By Cameron Blevins | July 17, 2012
I’m venturing into the world of open-source by releasing a program I used in a recent research project.
The program tries to tackle one of the fundamental problem facing many digital humanists who analyze text: the gap between manual “close reading” and computational “distant reading.” In my case, I was trying to study the geography within a large corpus of nineteenth-century Texas newspapers. First I wrote Python scripts to extract place-names from the papers and calculate their frequencies. Although I had some success with this approach, I still ran into the all-too-familiar limit of historical sources: their messiness. Namely, nineteenth-century newspapers are extremely challenging to translate into machine-readable text. When performing Optical Character Recognition (OCR), the smorgasbord nature of newspapers poses real problems. Inconsistent column widths, a potpourri of advertisements, vast disparities in text size and layout, stories running from one page to another – the challenges go on and on and on. Consequently, extracting the word “Havana” from OCR’d text is not terribly difficult, but writing a program that identifies whether it occurs in a news story versus an advertisement is much harder. Given the quality of the OCR’d text in my particular corpus, deriving this kind of context proved next-to-impossible.

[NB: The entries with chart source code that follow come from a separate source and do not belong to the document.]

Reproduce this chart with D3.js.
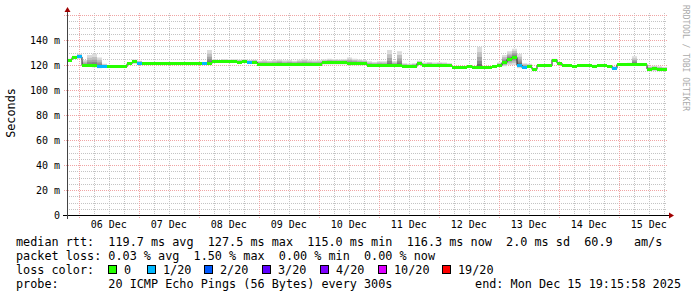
<!DOCTYPE html>
<html>
<head>
<meta charset="utf-8">
<script src="https://cdn.jsdelivr.net/npm/d3@7"></script>
<style>
  html, body { margin: 0; padding: 0; background: #fff; }
  svg { display: block; }
  text { font-family: "DejaVu Sans Mono", monospace; white-space: pre; }
</style>
</head>
<body>
<svg id="chart"></svg>
<script>
const W = 697, H = 297;

// 10 day graph, 2h consolidated steps
const start = new Date(2025, 11, 5, 19, 15, 58),
      end   = new Date(2025, 11, 15, 19, 15, 58);

// median rtt per step (ms)
const median = [
  124, 126, 126.5, 119.5, 119.5, 119.5, 119, 118.5, 118.5, 118.5,
  118.5, 118.5, 121, 122.5, 121.5, 121.2, 121.4, 121.3, 121.5, 121.3,
  121.3, 121.4, 121.6, 121.3, 121.4, 121.2, 121.3, 121.2, 121.2, 122.6,
  122.5, 122.7, 122.5, 122.6, 122.4, 122.5, 122.3, 122.4, 120.8, 120.5,
  120.6, 120.3, 120.5, 120.2, 120.6, 120.4, 120.5, 120.3, 120.6, 120.4,
  120.5, 122, 122.2, 121.9, 122.1, 122, 121, 121.2, 120.9, 121,
  119.6, 119.4, 119.7, 119.5, 119.3, 119.6, 119.4, 118.7, 118.6, 118.8,
  121.3, 119.5, 119.7, 119.3, 119.6, 119.4, 119.5, 118.4, 118.3, 118.4,
  118.5, 118.4, 118.3, 118.4, 118.4, 118.5, 119.5, 122, 124.5, 126,
  120, 118, 118.5, 116.5, 119.6, 119.8, 119.5, 124, 121.5, 119.3,
  119.4, 119.2, 119.3, 119.5, 119.3, 119.2, 119.4, 119.3, 119.2, 117.3,
  120.5, 120.6, 120.4, 120.6, 120.5, 120.4, 116.8, 117, 116.6, 116.8
];
// slowest ping per step (ms)
const smokeHi = [
  125, 127.5, 129, 124, 128, 129, 126, 121, 119, 119,
  119, 119, 121.8, 124.5, 123.5, 122, 122.3, 122, 122.5, 122,
  122, 122.3, 122.5, 122, 122.2, 122, 122, 122.5, 132, 124.5,
  124, 124.8, 124.5, 124.6, 124.3, 124.5, 124, 124.2, 123.5, 124,
  123.5, 124, 124.5, 123.8, 124, 123.5, 124.2, 125, 124, 123.8,
  124, 124.5, 125, 124.8, 124.5, 124.6, 126, 125, 124.5, 124,
  123, 122.5, 123, 123, 132, 123, 131, 121.5, 121, 121.5,
  123.5, 122, 122.5, 122, 122.3, 122, 121.5, 118.8, 118.8, 118.8,
  118.8, 118.8, 134.5, 118.8, 118.8, 119, 122, 128, 131, 133,
  129, 121.5, 121, 117.5, 120.5, 120.8, 120.5, 125, 122.5, 120,
  120.2, 120, 120.3, 120, 120, 120.2, 120, 120, 120.1, 119,
  121.5, 121.5, 121.8, 127, 121.5, 121.5, 119, 119.5, 119, 118.5
];
// fastest ping per step (ms)
const smokeLo = [
  123.5, 125, 125, 118.5, 118.5, 118, 117.5, 117.8, 118.2, 118.2,
  118.2, 118.2, 120.5, 121, 120.5, 120.8, 120.8, 120.8, 120.8, 120.8,
  120.8, 120.8, 120.8, 120.8, 120.8, 120.8, 120.8, 120.5, 120.5, 121.8,
  121.8, 121.8, 121.8, 121.8, 121.8, 121.8, 121.8, 121.8, 119.8, 119.5,
  119.5, 119.5, 119.5, 119.5, 119.5, 119.5, 119.5, 119.5, 119.5, 119.5,
  119.5, 120.5, 120.5, 120.5, 120.5, 120.5, 119.8, 119.8, 119.8, 119.8,
  118.5, 118.5, 118.5, 118.5, 118.5, 118.5, 118.5, 118, 118, 118,
  120, 118.7, 118.7, 118.7, 118.7, 118.7, 118.7, 118.1, 118.1, 118.1,
  118.1, 118.1, 118.1, 118.1, 118.1, 118.1, 118.8, 119, 120, 120,
  117.5, 117.3, 117.8, 115.8, 119, 119, 119, 122.5, 120.5, 118.7,
  118.7, 118.7, 118.7, 118.7, 118.7, 118.7, 118.7, 118.7, 118.7, 116.5,
  120, 120, 120, 120, 120, 120, 115, 115.3, 115, 115.5
];
// lost pings (of 20) per step
const loss = [
  0, 0, 1, 0, 0, 0, 1, 1, 0, 0, 0, 0, 0, 0, 1, 0, 0, 0, 0, 0,
  0, 0, 0, 0, 0, 0, 0, 1, 0, 0, 0, 0, 0, 0, 0, 0, 1, 0, 0, 0,
  0, 0, 0, 0, 0, 0, 0, 0, 0, 0, 0, 0, 0, 0, 0, 0, 0, 0, 0, 0,
  0, 0, 0, 0, 0, 0, 0, 0, 0, 0, 0, 0, 0, 0, 0, 0, 0, 0, 0, 0,
  0, 0, 0, 0, 0, 0, 0, 0, 0, 0, 1, 1, 0, 0, 0, 0, 0, 0, 0, 0,
  0, 0, 0, 0, 0, 0, 0, 0, 0, 1, 0, 0, 0, 0, 0, 0, 0, 0, 0, 0
];

const lossLabels = ["0", "1/20", "2/20", "3/20", "4/20", "10/20", "19/20"];
const lossLevels = [0, 1, 2, 3, 4, 10, 19];
const lossColors = ["#26ff00", "#00b8ff", "#0059ff", "#5e00ff", "#7e00ff", "#dd00ff", "#ff0000"];

const yTicks = [0, 20, 40, 60, 80, 100, 120, 140];

const legendRows = [
  "median rtt:  119.7 ms avg  127.5 ms max  115.0 ms min  116.3 ms now  2.0 ms sd  60.9   am/s",
  "packet loss: 0.03 % avg  1.50 % max  0.00 % min  0.00 % now",
  "loss color:",
  "probe:       20 ICMP Echo Pings (56 Bytes) every 300s"
];
const endLabel = "end: Mon Dec 15 19:15:58 2025";

const data = median.map((m, i) => ({
  t: d3.timeHour.offset(start, 2 * i),
  med: m, lo: smokeLo[i], hi: smokeHi[i], loss: loss[i]
}));

const pl = 67, pr = 667, pt = 15, pb = 215;

const x = d3.scaleTime().domain([start, end]).range([pl, pr]);
const y = d3.scaleLinear().domain([0, 160]).range([pb, pt]);

const svg = d3.select("#chart").attr("width", W).attr("height", H);

// grid
const grid = svg.append("g").attr("shape-rendering", "crispEdges");
d3.range(0, 161, 5).filter(v => v % 20 !== 0).forEach(v => {
  grid.append("line")
    .attr("x1", pl).attr("x2", pr)
    .attr("y1", Math.round(y(v)) + .5).attr("y2", Math.round(y(v)) + .5)
    .attr("stroke", "#c4c4c4").attr("stroke-dasharray", "1,1");
});
x.ticks(d3.timeHour.every(6)).filter(d => d.getHours() !== 0).forEach(d => {
  grid.append("line")
    .attr("x1", Math.round(x(d)) + .5).attr("x2", Math.round(x(d)) + .5)
    .attr("y1", pt - 2).attr("y2", pb)
    .attr("stroke", "#c4c4c4").attr("stroke-dasharray", "1,1");
});
yTicks.concat([160]).forEach(v => {
  grid.append("line")
    .attr("x1", pl - 3).attr("x2", pr)
    .attr("y1", Math.round(y(v)) + .5).attr("y2", Math.round(y(v)) + .5)
    .attr("stroke", "#f0a4a4").attr("stroke-dasharray", "1,1");
});
x.ticks(d3.timeDay.every(1)).forEach(d => {
  grid.append("line")
    .attr("x1", Math.round(x(d)) + .5).attr("x2", Math.round(x(d)) + .5)
    .attr("y1", pt - 2).attr("y2", pb + 3)
    .attr("stroke", "#f0a4a4").attr("stroke-dasharray", "1,1");
});

// smoke: layers get lighter further from the median
const steps = data.concat([Object.assign({}, data[data.length - 1], { t: end })]);
const layers = 6;
const shade = d3.interpolateRgb("#dcdcdc", "#505050");
for (let k = layers; k >= 1; k--) {
  const f = Math.pow(k / layers, 1.7);
  svg.append("path")
    .datum(steps)
    .attr("fill", shade(1 - (k - 1) / (layers - 1)))
    .attr("d", d3.area()
      .curve(d3.curveStepAfter)
      .x(d => x(d.t))
      .y0(d => y(d.med - (d.med - d.lo) * f))
      .y1(d => y(d.med + (d.hi - d.med) * f)));
}

// median
svg.append("path")
  .datum(steps)
  .attr("fill", "none")
  .attr("stroke", "#202020")
  .attr("stroke-width", 1)
  .attr("d", d3.line().curve(d3.curveStepAfter).x(d => x(d.t)).y(d => y(d.med)));

const lossColor = n => {
  let c = lossColors[0];
  lossLevels.forEach((l, j) => { if (n >= l) c = lossColors[j]; });
  return c;
};
svg.append("g").attr("shape-rendering", "crispEdges")
  .selectAll("rect")
  .data(data)
  .join("rect")
  .attr("x", (d, i) => x(d.t))
  .attr("width", (d, i) => x(steps[i + 1].t) - x(d.t))
  .attr("y", d => y(d.med) - 1.5)
  .attr("height", 3)
  .attr("fill", d => lossColor(d.loss));

// axes
svg.append("line")
  .attr("x1", pl - 4).attr("x2", pr + 3)
  .attr("y1", pb + .5).attr("y2", pb + .5)
  .attr("stroke", "#000").attr("shape-rendering", "crispEdges");
svg.append("line")
  .attr("x1", pl + .5).attr("x2", pl + .5)
  .attr("y1", pb + 4).attr("y2", pt - 4)
  .attr("stroke", "#444").attr("shape-rendering", "crispEdges");
svg.append("path")
  .attr("d", `M${pr + 2},${pb - 2.5}L${pr + 7},${pb + .5}L${pr + 2},${pb + 3.5}Z`)
  .attr("fill", "#a00000");
svg.append("path")
  .attr("d", `M${pl - 2.5},${pt - 3}L${pl + .5},${pt - 8}L${pl + 3.5},${pt - 3}Z`)
  .attr("fill", "#a00000");

// tick labels
svg.append("g").selectAll("text")
  .data(yTicks)
  .join("text")
  .attr("x", 60).attr("y", d => y(d) + 3.5)
  .attr("text-anchor", "end")
  .attr("font-size", "10px")
  .attr("fill", "#000")
  .text(d => d === 0 ? "0" : d + " m");

svg.append("g").selectAll("text")
  .data(x.ticks(d3.timeDay.every(1)).map(d => d3.timeHour.offset(d, 12)).filter(d => d < end))
  .join("text")
  .attr("x", d => x(d)).attr("y", pb + 13)
  .attr("text-anchor", "middle")
  .attr("font-size", "10px")
  .text(d3.timeFormat("%d %b"));

// titles
svg.append("text")
  .attr("transform", "translate(15,113) rotate(-90)")
  .attr("text-anchor", "middle")
  .attr("font-size", "11.8px")
  .text("Seconds");
svg.append("text")
  .attr("transform", "translate(683,5) rotate(90)")
  .attr("font-size", "8px")
  .attr("fill", "#aaa")
  .text("RRDTOOL / TOBI OETIKER");

// legend
const rowY = [245.5, 259.5, 273.5, 287.5];
legendRows.forEach((s, i) => {
  svg.append("text")
    .attr("x", 16).attr("y", rowY[i])
    .attr("font-size", "11.8px")
    .text(s);
});
const swatchX = [108, 147, 204, 262, 320, 378, 442];
lossLabels.forEach((l, j) => {
  svg.append("rect")
    .attr("x", swatchX[j] + .5).attr("y", rowY[2] - 8.5)
    .attr("width", 8).attr("height", 8)
    .attr("fill", lossColors[j]).attr("stroke", "#000")
    .attr("shape-rendering", "crispEdges");
  svg.append("text")
    .attr("x", swatchX[j] + 16).attr("y", rowY[2])
    .attr("font-size", "11.8px")
    .text(l);
});
svg.append("text")
  .attr("x", 681).attr("y", rowY[3])
  .attr("text-anchor", "end")
  .attr("font-size", "11.8px")
  .text(endLabel);
</script>
</body>
</html>
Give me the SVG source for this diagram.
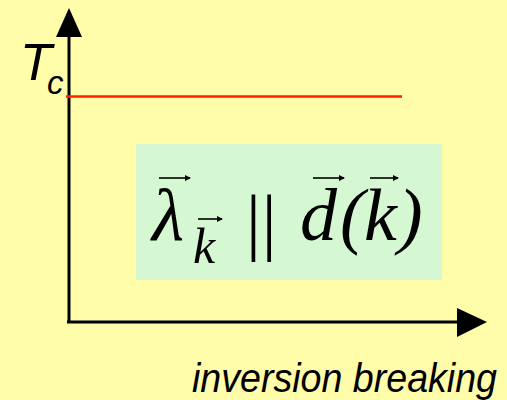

The messy nature of digitized sources illustrates a broader criticism I’ve heard of computational distant reading: that it is too empirical, too precise, and too neat. Messiness, after all, is the coin of the realm in the humanities - we revel in things like context, subtlety, perspective, and interpretation. Computers are good at generating numbers, but not so good at generating all that other stuff. My computer program could tell me precisely how many times “Chicago” was printed in every issue of every newspaper in my corpus. What it couldn’t tell me was the context in which it occurred. Was it more likely to appear in commercial news? Political stories? Classified ads? Although I could read a sample of newspapers and manually track these geographic patterns, even this task proved daunting: the average issue contained close to one thousand place-names and stretched more than 67,000 words (or, longer than Mrs. Dalloway, Fahrenheit 451, and All Quiet on the Western Front). I needed a middle ground. I decided to move backwards, from the machine-readable text of the papers to the images of the newspapers themselves. What if I could broadly categorize each column of text according both to its geography (local, regional, national, etc.) and its type of content (news, editorial, advertisement, etc.)? I settled on the idea of overlaying a grid onto the page image. A human reader could visually skim across the page and select cells in the grid to block off each chunk of content, whether it was a news column or a political cartoon or a classified ad. Once the grid was divided up into blocks, the reader could easily calculate the proportions of each kind of content.
My collaborator, Bridget Baird, used the open-source programming language Processing to develop a visual interface to do just that. We wrote a program called ImageGrid that overlaid a grid onto an image, with each cell in the grid containing attributes. This “middle-reading” approach allowed me a new access point into the meaning and context of the paper’s geography without laboriously reading every word of every page. A news story on the debate in Congress over the Spanish-American War could be categorized primarily as “News” and secondarily as both “National” and “International” geography. By repeating this process across a random sample of issues, I began to find spatial patterns.